Supplied material →

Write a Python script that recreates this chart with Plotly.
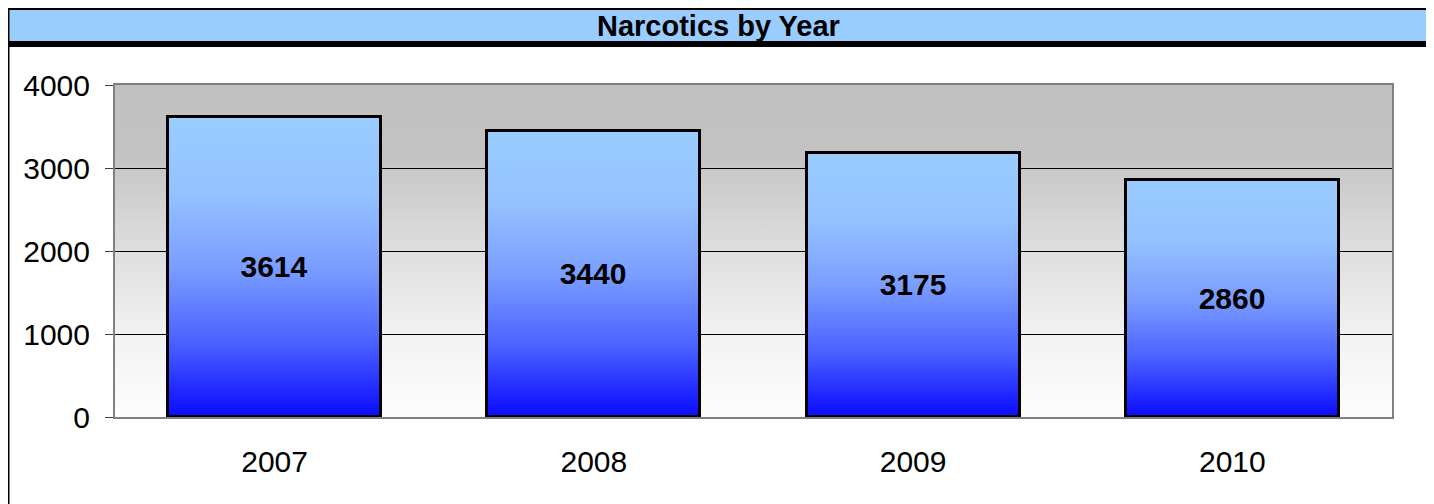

--

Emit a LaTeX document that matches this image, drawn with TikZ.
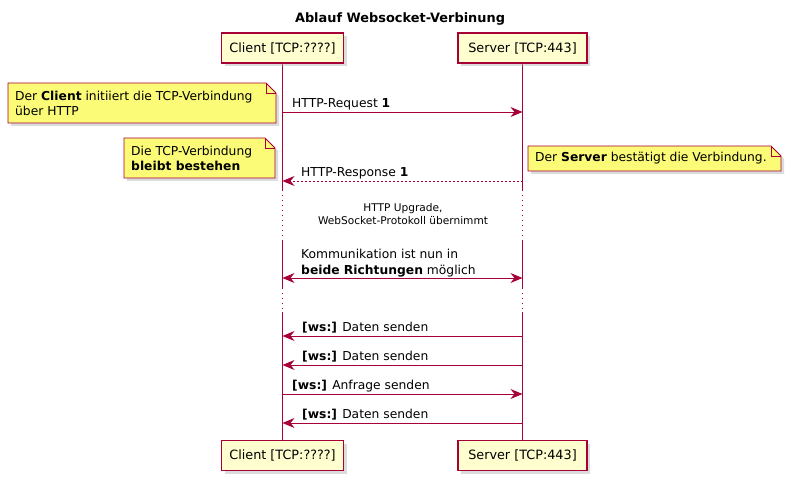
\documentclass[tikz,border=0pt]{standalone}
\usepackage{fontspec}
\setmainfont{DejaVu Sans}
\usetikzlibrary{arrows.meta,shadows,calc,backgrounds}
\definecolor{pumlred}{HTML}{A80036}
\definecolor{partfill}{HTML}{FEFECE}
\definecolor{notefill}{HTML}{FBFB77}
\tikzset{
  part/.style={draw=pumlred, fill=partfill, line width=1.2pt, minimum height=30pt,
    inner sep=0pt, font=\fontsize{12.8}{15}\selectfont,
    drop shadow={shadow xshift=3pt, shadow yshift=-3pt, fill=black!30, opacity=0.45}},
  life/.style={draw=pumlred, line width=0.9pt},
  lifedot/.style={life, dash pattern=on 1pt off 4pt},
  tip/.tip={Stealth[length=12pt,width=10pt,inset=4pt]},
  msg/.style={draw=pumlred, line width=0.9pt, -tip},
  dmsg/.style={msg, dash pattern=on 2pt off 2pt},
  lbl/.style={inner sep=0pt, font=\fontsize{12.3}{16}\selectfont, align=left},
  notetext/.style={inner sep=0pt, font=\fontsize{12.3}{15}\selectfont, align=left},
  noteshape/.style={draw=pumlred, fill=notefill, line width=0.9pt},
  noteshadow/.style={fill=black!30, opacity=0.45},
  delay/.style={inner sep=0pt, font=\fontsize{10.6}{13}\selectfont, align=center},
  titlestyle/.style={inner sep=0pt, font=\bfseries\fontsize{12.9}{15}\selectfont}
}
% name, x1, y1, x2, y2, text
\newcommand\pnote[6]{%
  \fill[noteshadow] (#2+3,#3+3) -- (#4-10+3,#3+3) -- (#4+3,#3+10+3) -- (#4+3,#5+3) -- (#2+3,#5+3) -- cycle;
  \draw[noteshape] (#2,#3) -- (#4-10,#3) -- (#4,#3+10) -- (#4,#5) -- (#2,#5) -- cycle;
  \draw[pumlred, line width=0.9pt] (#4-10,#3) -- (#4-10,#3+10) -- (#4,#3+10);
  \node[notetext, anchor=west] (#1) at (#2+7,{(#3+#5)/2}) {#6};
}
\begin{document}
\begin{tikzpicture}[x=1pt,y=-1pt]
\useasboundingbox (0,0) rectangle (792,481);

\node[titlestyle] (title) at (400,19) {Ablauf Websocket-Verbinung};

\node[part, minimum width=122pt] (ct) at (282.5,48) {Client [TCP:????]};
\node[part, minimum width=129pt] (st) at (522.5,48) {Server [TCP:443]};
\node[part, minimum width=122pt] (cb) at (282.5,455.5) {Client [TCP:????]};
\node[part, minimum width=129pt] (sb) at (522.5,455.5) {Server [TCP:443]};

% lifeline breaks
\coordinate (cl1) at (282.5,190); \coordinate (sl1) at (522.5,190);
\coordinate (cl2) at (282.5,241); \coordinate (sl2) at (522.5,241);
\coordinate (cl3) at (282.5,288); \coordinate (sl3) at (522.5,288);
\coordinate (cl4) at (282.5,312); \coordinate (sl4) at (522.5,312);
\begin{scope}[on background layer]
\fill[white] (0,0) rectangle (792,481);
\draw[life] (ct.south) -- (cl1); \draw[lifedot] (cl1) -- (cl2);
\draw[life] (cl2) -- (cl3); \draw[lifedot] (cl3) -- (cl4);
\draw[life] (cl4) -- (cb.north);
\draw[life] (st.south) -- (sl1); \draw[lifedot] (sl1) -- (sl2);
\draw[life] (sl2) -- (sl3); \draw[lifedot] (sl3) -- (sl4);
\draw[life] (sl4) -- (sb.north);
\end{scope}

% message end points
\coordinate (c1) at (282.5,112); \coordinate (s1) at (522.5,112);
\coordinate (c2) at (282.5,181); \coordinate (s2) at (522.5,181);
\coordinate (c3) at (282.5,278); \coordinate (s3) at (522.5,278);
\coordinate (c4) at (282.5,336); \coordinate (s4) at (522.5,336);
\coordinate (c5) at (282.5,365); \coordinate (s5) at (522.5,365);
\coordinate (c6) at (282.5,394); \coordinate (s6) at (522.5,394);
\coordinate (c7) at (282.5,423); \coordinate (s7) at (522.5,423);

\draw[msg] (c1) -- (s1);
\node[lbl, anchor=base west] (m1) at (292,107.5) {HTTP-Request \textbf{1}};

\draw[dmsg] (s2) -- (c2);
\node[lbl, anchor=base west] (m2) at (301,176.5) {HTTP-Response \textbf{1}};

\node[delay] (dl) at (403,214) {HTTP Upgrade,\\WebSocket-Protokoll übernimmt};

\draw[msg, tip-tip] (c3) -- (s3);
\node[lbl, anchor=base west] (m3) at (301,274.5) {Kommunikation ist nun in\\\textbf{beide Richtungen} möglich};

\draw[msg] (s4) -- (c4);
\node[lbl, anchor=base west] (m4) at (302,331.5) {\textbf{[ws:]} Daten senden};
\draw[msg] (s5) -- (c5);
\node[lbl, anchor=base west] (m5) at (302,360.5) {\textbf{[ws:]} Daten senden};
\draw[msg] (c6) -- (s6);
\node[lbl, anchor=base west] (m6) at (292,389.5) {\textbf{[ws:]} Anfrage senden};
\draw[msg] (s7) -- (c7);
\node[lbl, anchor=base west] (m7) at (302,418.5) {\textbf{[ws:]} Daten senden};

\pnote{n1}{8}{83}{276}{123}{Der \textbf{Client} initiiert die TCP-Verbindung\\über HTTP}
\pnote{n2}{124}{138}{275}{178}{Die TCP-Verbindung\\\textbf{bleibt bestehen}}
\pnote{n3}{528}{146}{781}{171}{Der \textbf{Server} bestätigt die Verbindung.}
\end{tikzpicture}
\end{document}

---

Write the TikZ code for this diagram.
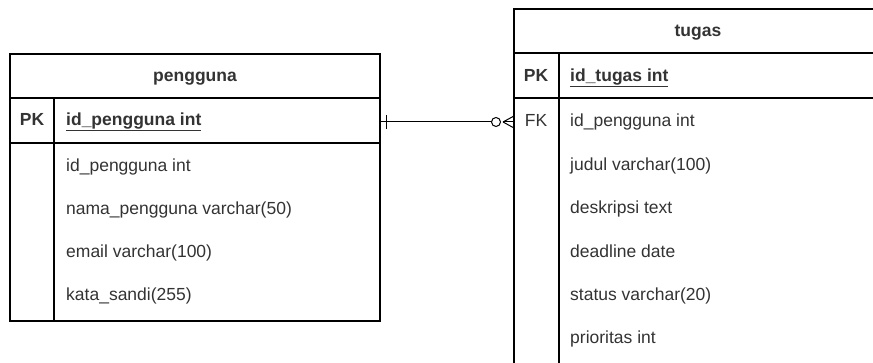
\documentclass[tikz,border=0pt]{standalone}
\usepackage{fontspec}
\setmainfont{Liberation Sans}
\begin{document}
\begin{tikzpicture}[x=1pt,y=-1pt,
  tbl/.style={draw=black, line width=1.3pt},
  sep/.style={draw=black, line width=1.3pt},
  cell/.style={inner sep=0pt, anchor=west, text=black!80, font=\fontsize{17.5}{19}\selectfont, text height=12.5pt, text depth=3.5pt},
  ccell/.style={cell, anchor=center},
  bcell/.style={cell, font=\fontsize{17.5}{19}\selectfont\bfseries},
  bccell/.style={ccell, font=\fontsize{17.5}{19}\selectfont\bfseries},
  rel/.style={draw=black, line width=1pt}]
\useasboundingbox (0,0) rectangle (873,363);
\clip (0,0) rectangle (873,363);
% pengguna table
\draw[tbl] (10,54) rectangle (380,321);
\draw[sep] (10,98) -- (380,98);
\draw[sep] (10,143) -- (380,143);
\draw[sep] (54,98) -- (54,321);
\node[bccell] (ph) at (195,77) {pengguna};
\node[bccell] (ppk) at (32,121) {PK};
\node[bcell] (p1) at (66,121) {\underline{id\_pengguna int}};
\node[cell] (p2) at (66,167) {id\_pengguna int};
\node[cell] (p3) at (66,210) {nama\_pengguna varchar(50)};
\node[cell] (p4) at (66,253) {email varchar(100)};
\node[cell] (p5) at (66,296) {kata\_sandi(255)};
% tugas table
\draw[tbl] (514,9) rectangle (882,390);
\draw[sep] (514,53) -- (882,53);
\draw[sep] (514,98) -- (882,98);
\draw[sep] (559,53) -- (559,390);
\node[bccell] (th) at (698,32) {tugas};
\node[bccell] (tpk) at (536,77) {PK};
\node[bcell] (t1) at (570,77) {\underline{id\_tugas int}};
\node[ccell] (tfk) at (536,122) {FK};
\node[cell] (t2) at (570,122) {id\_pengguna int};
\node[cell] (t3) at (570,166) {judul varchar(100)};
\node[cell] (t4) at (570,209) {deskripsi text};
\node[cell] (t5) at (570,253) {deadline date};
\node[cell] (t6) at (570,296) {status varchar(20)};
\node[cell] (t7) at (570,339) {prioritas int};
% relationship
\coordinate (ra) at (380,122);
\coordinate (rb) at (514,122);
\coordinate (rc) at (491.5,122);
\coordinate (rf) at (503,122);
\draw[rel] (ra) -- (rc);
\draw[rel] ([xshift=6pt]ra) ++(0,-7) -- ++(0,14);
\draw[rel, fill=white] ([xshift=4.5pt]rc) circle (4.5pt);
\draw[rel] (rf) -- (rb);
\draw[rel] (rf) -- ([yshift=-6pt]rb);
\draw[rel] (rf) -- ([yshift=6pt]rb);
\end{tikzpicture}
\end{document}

Written exercise →
Look over the listing. Pull out every line with the string "this" in it.

Solved exercise →
Write a Python script that recreates this chart with Plotly.
Emit a LaTeX document that matches this image, drawn with TikZ.
Write the TikZ code for this diagram.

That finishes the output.